Смерть оказывается просветлением, смерть оказывается апофеозом. Почему? Что это — мистика? Нет, это не мистика.
Если у величайшего буржуазного поэта Шекспира{172} Гёте учился в значительной степени такому пониманию жизни, что не важно-де быть счастливым, не важно быть победителем, важно быть великим, важно жить такими чувствами, мыслями, встречами в жизни и создавать в ней такие события, о которых можно было бы сказать: вот это подлинная жизнь, полная деятельности, величайшей энергии, то у другого буржуазного мыслителя, у Спинозы, Гёте учился познанию природы.
Для Гёте природа была «все» — единое целое, в котором все части связаны в некоторую гармонию. Но больше, чем Спинозе, Гёте присуща была идея, что это «все» постоянно совершенствуется, что процессы, которые происходят в мире, имеют смысл, потому что материя, обладающая бесконечными возможностями и осуществляющая в своем противоречивом развитии путем воздействия отдельных частей друг на друга, постоянно идет вперед, к лучшему, к высшему своему развитию. (Эта идея развития лежала вообще в основе немецкого идеализма), И кроме того, Гёте усваивал материю как необыкновенно одаренный художник; она была для него совокупностью красок, звуков, запахов, действенности, наслаждений, то есть она говорила ему через необыкновенно яркую ткань самых живых переживаний.
Гёте чувствовал, что быть частью этого целого — прекрасно. Он великолепно сознавал, что противопоставлять себя целому как часть, противопоставлять свою личность этому громадному свету, этой самодовлеющей материи — дико и смешно. Но как добиться этого целого, как пробиться к этому целому через общество, через то германское общество, о котором говорил Энгельс, как о гниющей навозной куче? Пробиться нельзя, и Гёте готов допустить мысль, что нет других ворот к природе, как только смерть.
У Ибсена в «Пер Гюнте» есть такой образ: человек встречает Плавильщика, и Плавильщик говорит: «Я собираю пуговицы, у которых нет петель, и бросаю их назад в тигель», — то есть людей, которые ни на что не нужны, смерть бросает обратно в поток материи, потому что надо брать в переделку то, что не удалось. А Гёте — бриллиантовая пуговица, и у нее есть великолепная петля, но вот пришить ее некуда — кафтан не годен. Поэтому, несмотря на то, что он не ниже, а выше действительности, он стремится к смерти.
Гёте не умер. Он только написал «Вертера» — вещь, которая выставила идею смерти, потрясшую мир и ввергшую многих в ряды самоубийц. Но сам Гёте остался в тупике, на перепутье, не зная, что делать. И тут-то дворянство, в лице герцога Карла Августа Саксен-Веймарского, предложило Гёте союз.

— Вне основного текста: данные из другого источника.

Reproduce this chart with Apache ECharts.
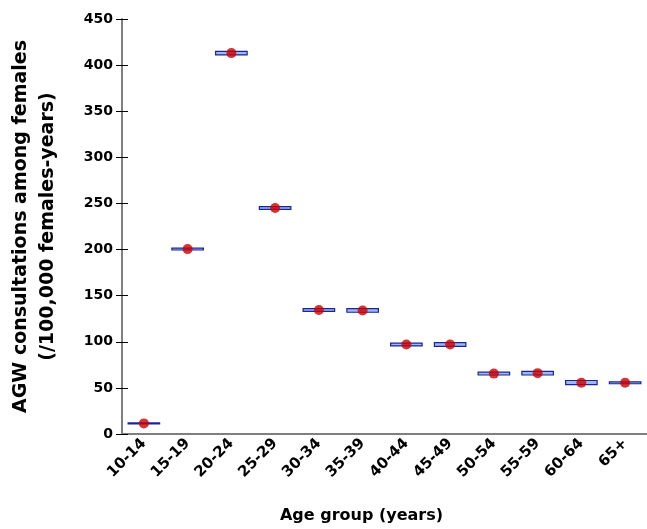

Об этом союзе говорится много неточного и поверхностного. Между тем это было величайшим событием в жизни Гёте, и он долго думал, прежде чем принять решение, то есть отказаться от роли вождя буржуазии. Он знал, что здесь придется пресмыкаться, быть в положении приживальщика, увеселителя, метрдотеля, стать главным приказчиком своего господина, в сущности, заурядного. Когда Гёте ушел к дворянам, такие люди, как республиканский мыслитель и поэт Клопшток, перестали подавать ему руку. Гёте предвидел это, но он не знал, как же иначе жить. В нем клокотала сила, которая толкала его к творчеству, к деятельности, к наслаждениям, и дворянство ему говорило: иди к нам, мы потеснимся, дадим тебе место среди нас, ты будешь «фон Гёте», у тебя будут деньги, у тебя будут коллекции, лаборатории, у тебя будет полная возможность путешествовать, мы сделаем тебя министром, мы дадим тебе править страной, — это маленькая страна, но все же «великое герцогство».
Гёте склонился к этому предложению, и здесь его второе падение. Первое падение, заключающееся в том, что Гёте перестал быть революционно настроенным вождем, было, в сущности, фатально. Ибо в тогдашней Германии вождям не хватало массы. Теперь же был поставлен вопрос, как спасти свою собственную жизнь, спасти ее для будущего. И это было сделано путем известной самопродажи господствующему классу дворян. И тут-то произошло с Гёте самое ужасное, как говорит Энгельс, — то, что в один прекрасный день он проснулся в объятиях людей, подобных Грюну, то, что он позволил выдавать себя за одну из главных опор реакционно-мещанского порядка темной Германии.
Энгельс говорит об этом:
«История отомстила Гёте за то, что он каждый раз отрекался от нее, когда оказывался лицом к лицу с ней, но эта месть не в нападках Менцеля, не в ограниченной полемике Бёрне. Нет, как
так Гёте проснулся однажды в объятиях господина Грюна»[20].
И таких грюнишек и грюнчиков, лгунишек и лгунчиков оказалось колоссальное количество.